For Parents
December 2024
This essay is for the parents of young entrepreneurs and founders.
Point of view of Gen Z entrepreneurs to their—Gen X or Millennial—parents.
Why Gen Z is so Entrepreneurial
To shed a little light on the Gen Z perspective.
The average Gen Z child was raised in a household that most likely had both parents working 9-5 jobs. On average both parents went to college.
Both parents are working towards retirement. They aim to have 1-2 million in retirement through a retirement fund 401k, ROTH IRA, etc. Giving them a well earned retirement from ~65 to ~80.
Both parents have been working since their college graduations. ~30 years of working in the past, ~15 years to go. Once Gen Z child, now Gen Z young adult, realizes that ~45 years of working is completely unreasonable given their short attention spans, amplified ambitions through social media, and amplified dopamine requirements.
Average Gen Z child is also much more aware of entrepreneurship and "getting rich quick" mentality.
Because of upbringing and environmental conditions, Gen Z want the following for their careers:
- Attaining financial freedom early
- Freedom to experiment (with profession, hobbies, interests, relationships, etc.)
- Being your own boss, taking on responsibilities early, extreme ownership
- Ability to pivot a bunch, avoiding life pigeon holes
What it's like to be an Entrepreneur
Being an entrepreneur is like having each day pan out into a completely unique series of events.
It's multi-role. It's entertaining. It's very fulfilling. Volatile. Unstable. Rollercoaster. Scary.
It's very scary because of how much control you have to give up in the life path you will take.
You might not have anything go right for an entire year. You might lose $10k/month for a year and then miraculously start making a steady $1M/month. Then lose everything again and have to couch surf your friends apartments. The plans for the next week are blurry, and the plans a year out are completely unpredictable.
The stories and memories you make are incredible. You get to work with incredibly gifted people. Build world changing technologies. Spend all-nighters because your clients want every problem solved by tomorrow morning. Forget to eat food for the entire day because you are so obsessed.
The good news is that if you maintain an entrepreneurial mindset for long enough, you will ALWAYS be rewarded with success. Long enough could means 10 years, could mean 20.
If 9/10 startups fail. And only 1/10 startups succeed. You just need to build a startup 10 times.
But, this lifestyle for the majority of the population is too extreme.
Which for many parents—who are Gen X or Millennials—is deemed very risky and "not worth it."

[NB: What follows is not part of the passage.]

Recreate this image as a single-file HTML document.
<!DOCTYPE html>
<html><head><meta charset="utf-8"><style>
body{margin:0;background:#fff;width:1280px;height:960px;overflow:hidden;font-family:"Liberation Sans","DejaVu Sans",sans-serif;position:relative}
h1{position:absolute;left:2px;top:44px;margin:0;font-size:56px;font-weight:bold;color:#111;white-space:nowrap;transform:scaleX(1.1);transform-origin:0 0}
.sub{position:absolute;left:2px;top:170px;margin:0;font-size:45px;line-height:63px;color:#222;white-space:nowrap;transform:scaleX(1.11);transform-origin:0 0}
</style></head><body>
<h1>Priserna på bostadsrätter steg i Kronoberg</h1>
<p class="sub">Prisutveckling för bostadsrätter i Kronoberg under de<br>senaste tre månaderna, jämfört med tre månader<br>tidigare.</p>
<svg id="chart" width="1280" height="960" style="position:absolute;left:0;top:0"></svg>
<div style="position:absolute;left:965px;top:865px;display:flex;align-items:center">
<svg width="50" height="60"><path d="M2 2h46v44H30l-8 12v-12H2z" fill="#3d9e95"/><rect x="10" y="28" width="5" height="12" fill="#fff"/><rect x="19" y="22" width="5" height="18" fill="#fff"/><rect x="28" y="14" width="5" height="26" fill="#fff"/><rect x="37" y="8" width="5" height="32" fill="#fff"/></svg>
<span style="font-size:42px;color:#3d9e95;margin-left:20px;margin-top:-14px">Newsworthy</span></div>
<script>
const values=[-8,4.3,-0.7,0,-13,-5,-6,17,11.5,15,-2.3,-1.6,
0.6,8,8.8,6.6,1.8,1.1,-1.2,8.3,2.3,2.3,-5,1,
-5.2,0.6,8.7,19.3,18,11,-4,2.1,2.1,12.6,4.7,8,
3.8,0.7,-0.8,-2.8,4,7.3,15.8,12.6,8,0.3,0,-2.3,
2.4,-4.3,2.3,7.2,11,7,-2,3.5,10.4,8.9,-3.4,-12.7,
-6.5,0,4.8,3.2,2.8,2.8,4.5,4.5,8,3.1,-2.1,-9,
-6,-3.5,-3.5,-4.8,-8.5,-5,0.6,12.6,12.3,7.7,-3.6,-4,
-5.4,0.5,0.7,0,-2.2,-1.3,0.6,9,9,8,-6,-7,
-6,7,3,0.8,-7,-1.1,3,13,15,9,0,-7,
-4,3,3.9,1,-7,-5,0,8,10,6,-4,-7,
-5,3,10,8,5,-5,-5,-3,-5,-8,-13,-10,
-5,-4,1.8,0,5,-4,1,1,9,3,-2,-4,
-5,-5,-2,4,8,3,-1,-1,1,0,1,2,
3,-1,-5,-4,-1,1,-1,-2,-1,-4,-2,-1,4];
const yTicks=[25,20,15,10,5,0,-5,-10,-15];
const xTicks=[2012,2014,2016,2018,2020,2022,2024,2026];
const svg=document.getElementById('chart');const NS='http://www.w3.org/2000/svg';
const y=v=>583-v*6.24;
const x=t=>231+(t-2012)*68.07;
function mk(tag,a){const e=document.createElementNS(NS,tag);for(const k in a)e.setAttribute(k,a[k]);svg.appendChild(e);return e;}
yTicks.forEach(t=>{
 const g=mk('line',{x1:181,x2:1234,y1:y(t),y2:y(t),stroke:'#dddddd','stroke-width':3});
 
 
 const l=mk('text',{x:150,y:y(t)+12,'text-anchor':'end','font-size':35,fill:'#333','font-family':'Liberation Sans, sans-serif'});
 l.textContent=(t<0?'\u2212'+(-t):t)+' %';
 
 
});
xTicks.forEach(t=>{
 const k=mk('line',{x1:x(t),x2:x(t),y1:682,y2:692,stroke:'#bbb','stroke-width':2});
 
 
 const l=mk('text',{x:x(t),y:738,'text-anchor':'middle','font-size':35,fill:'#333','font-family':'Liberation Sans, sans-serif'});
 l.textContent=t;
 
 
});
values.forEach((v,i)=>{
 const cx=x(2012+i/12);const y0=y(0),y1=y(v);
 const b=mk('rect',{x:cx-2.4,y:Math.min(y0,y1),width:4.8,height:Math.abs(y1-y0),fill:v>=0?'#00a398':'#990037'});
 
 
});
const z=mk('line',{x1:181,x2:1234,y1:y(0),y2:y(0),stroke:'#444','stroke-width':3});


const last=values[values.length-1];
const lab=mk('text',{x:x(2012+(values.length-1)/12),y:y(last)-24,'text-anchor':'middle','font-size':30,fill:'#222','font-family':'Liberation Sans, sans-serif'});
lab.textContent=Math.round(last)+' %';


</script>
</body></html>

This is true. It's very risky. But I only get one life. So I may as well pursue the best version of myself. The most extreme version. The version that at least has the chance to change the world. The version that will send shockwaves through history. The version that turns my family name into an empire.
What you can do to support your entrepreneur child
Let go.
Part of being a great parent is not letting go of your child early. The fact that you are hesitant to let them be an entrepreneur is completely normal.

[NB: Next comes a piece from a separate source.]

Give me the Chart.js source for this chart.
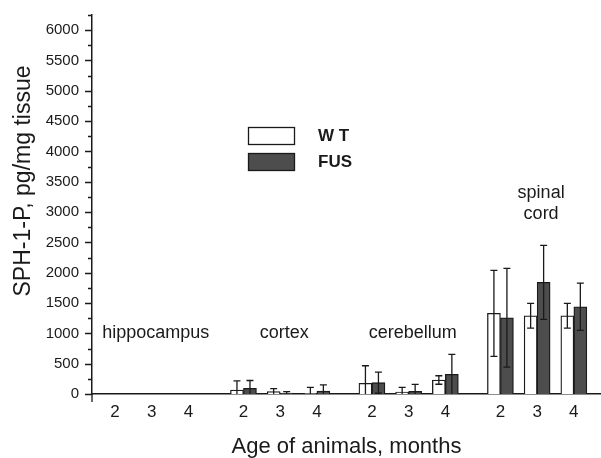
<!DOCTYPE html>
<html>
<head>
<meta charset="utf-8">
<script src="https://cdn.jsdelivr.net/npm/chart.js@4.4.1/dist/chart.umd.min.js"></script>
<style>
    body { margin: 0; background: #fff; }
    #wrap { width: 601px; height: 458px; position: relative; }
</style>
</head>
<body>
<div id="wrap"><canvas id="sphChart"></canvas></div>
<script>
// Brain regions (groups on the x axis) and animal ages inside each group
const regions = ['hippocampus', 'cortex', 'cerebellum', 'spinal\ncord'];
const ages = [2, 3, 4];

// Means and error bars, in order region by region, age 2,3,4
const wtMean  = [0, 0, 0,   65, 38, 5,    176, 33, 231,   1330, 1291, 1291];
const wtErr   = [0, 0, 0,   150, 50, 105, 290, 77, 70,    710, 205, 205];
const fusMean = [0, 0, 0,   93, 16, 50,   187, 44, 324,   1258, 1841, 1439];
const fusErr  = [0, 0, 0,   130, 22, 100, 175, 116, 330,  815, 610, 390];

const yTicks = [0, 500, 1000, 1500, 2000, 2500, 3000, 3500, 4000, 4500, 5000, 5500, 6000];

const FONT = "'Liberation Sans', Arial, sans-serif";
const INK = '#1a1a1a';
const GROUP_STEP = 3.5; // x units between the first age of each region

// x position of every bar pair: one unit per age, gap between regions
const xPos = [];
regions.forEach((r, g) => ages.forEach((a, k) => xPos.push(g * GROUP_STEP + k)));

function points(values) {
    return values.map((v, i) => ({ x: xPos[i], y: v }));
}

// error bars on top of the bars
const errorBars = {
    id: 'errorBars',
    afterDatasetsDraw(chart) {
        const ctx = chart.ctx;
        const y = chart.scales.y;
        ctx.save();
        ctx.strokeStyle = INK;
        ctx.lineWidth = 1.3;
        chart.data.datasets.forEach((ds, d) => {
            const meta = chart.getDatasetMeta(d);
            meta.data.forEach((bar, i) => {
                const e = ds.errors[i];
                if (!e) return;
                const v = ds.data[i].y;
                const top = y.getPixelForValue(v + e);
                const lowVal = Math.max(0, v - e);
                const bottom = y.getPixelForValue(lowVal);
                ctx.beginPath();
                ctx.moveTo(bar.x, top);
                ctx.lineTo(bar.x, bottom);
                ctx.moveTo(bar.x - 3.5, top);
                ctx.lineTo(bar.x + 3.5, top);
                if (lowVal > 0) {
                    ctx.moveTo(bar.x - 3.5, bottom);
                    ctx.lineTo(bar.x + 3.5, bottom);
                }
                ctx.stroke();
            });
        });
        ctx.restore();
    }
};

// y ticks (major/minor), region names, legend and y title
const decorations = {
    id: 'decorations',
    afterDraw(chart) {
        const ctx = chart.ctx;
        const x = chart.scales.x;
        const y = chart.scales.y;
        const area = chart.chartArea;
        ctx.save();
        ctx.strokeStyle = INK;
        ctx.lineWidth = 1.3;

        // ticks on the y axis
        ctx.beginPath();
        y.ticks.forEach(t => {
            const py = Math.round(y.getPixelForValue(t.value)) + 0.5;
            const len = t.value % 500 === 0 ? 7 : 4;
            ctx.moveTo(area.left - len, py);
            ctx.lineTo(area.left, py);
        });
        // axis runs a little below zero
        ctx.moveTo(area.left, area.bottom);
        ctx.lineTo(area.left, area.bottom + 8);
        ctx.stroke();

        // region names
        ctx.fillStyle = INK;
        ctx.font = '18px ' + FONT;
        ctx.textAlign = 'center';
        ctx.textBaseline = 'middle';
        regions.forEach((name, g) => {
            const cx = x.getPixelForValue(g * GROUP_STEP + 1) + 4;
            const lines = name.split('\n');
            if (lines.length === 1) {
                ctx.fillText(name, cx, y.getPixelForValue(1000));
            } else {
                ctx.fillText(lines[0], cx, y.getPixelForValue(3320));
                ctx.fillText(lines[1], cx, y.getPixelForValue(2960));
            }
        });

        // legend
        const boxTop = [127, 153];
        chart.data.datasets.forEach((ds, d) => {
            ctx.fillStyle = ds.backgroundColor;
            ctx.fillRect(248, boxTop[d], 46, 17);
            ctx.strokeRect(248.5, boxTop[d] + 0.5, 46, 17);
            ctx.fillStyle = INK;
            ctx.font = 'bold 17px ' + FONT;
            ctx.textAlign = 'left';
            ctx.fillText(ds.label, 318, boxTop[d] + 9.5);
        });

        // y axis title
        ctx.translate(24, 181);
        ctx.rotate(-Math.PI / 2);
        ctx.font = '23px ' + FONT;
        ctx.textAlign = 'center';
        ctx.fillText('SPH-1-P, pg/mg tissue', 0, 0);
        ctx.restore();
    }
};

const ctx = document.getElementById('sphChart').getContext('2d');

new Chart(ctx, {
    type: 'bar',
    data: {
        datasets: [{
            label: 'W T',
            data: points(wtMean),
            errors: wtErr,
            backgroundColor: '#ffffff',
            borderColor: INK,
            borderWidth: 1.3,
            borderSkipped: 'start',
            barThickness: 13
        }, {
            label: 'FUS',
            data: points(fusMean),
            errors: fusErr,
            backgroundColor: '#4d4d4d',
            borderColor: INK,
            borderWidth: 1.3,
            borderSkipped: 'start',
            barThickness: 13
        }]
    },
    options: {
        responsive: true,
        maintainAspectRatio: false,
        animation: false,
        layout: { padding: { top: 15, left: 0, right: 0, bottom: 0 } },
        plugins: {
            legend: { display: false },
            tooltip: { enabled: false }
        },
        scales: {
            x: {
                type: 'linear',
                offset: false,
                min: -0.626,
                max: 13.24,
                afterBuildTicks: (scale) => {
                    scale.ticks = xPos.map(v => ({ value: v }));
                },
                afterFit: (scale) => {
                    scale.height = 64;
                    scale.paddingLeft = 0;
                    scale.paddingRight = 0;
                },
                grid: { display: false, drawTicks: false },
                border: { display: true, color: INK, width: 1.5 },
                ticks: {
                    autoSkip: false,
                    maxRotation: 0,
                    padding: 8,
                    color: INK,
                    font: { family: FONT, size: 17 },
                    callback: (value, index) => String(ages[index % ages.length])
                },
                title: {
                    display: true,
                    text: 'Age of animals, months',
                    color: INK,
                    font: { family: FONT, size: 22, lineHeight: 1 },
                    padding: { top: 0, bottom: 0 }
                }
            },
            y: {
                min: 0,
                max: 6250,
                afterBuildTicks: (scale) => {
                    const all = [];
                    for (let v = 0; v <= 6250; v += 250) all.push({ value: v });
                    scale.ticks = all;
                },
                afterFit: (scale) => {
                    scale.width = 92;
                    scale.paddingTop = 0;
                    scale.paddingBottom = 0;
                },
                grid: { display: false, drawTicks: false },
                border: { display: true, color: INK, width: 1.5 },
                ticks: {
                    autoSkip: false,
                    padding: 13,
                    color: INK,
                    font: { family: FONT, size: 15 },
                    callback: (value) => yTicks.includes(value) ? String(value) : ''
                }
            }
        }
    },
    plugins: [errorBars, decorations]
});
</script>
</body>
</html>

You'd actually be a pretty shit parent if what I said above wasn't true.
Let them learn through fire and hard times.
I understand that it's much more reassuring knowing your child is working a 9-5 with a stable income. And it's painful thinking that your child has an unstable income with at best a foggy roadmap of what their next month will be like.
But they will learn so much through hard times.
They chose this path. They should deal with the consequences.
If it all goes to hell because of their naive decision making skills. Let it. They will learn immensely from this. Rock bottom is a great teacher and a blessing in disguise.
In fact, it's the only way for them to learn. They don't have the life experience you possess yet.
So let them catch up to you in life experiences by taking the guard rails off.
Give them no backups.
Or at latest give them a guise that you won't be their backup. There is a possibility that I need to crash the couch for a week just to get myself back together again.
And lastly, come to terms with the fact that you did a great fucking job raising your kid.
They are prepared, ready, and risk tolerant to what life will throw at them. They know you love them. And they love you back even more.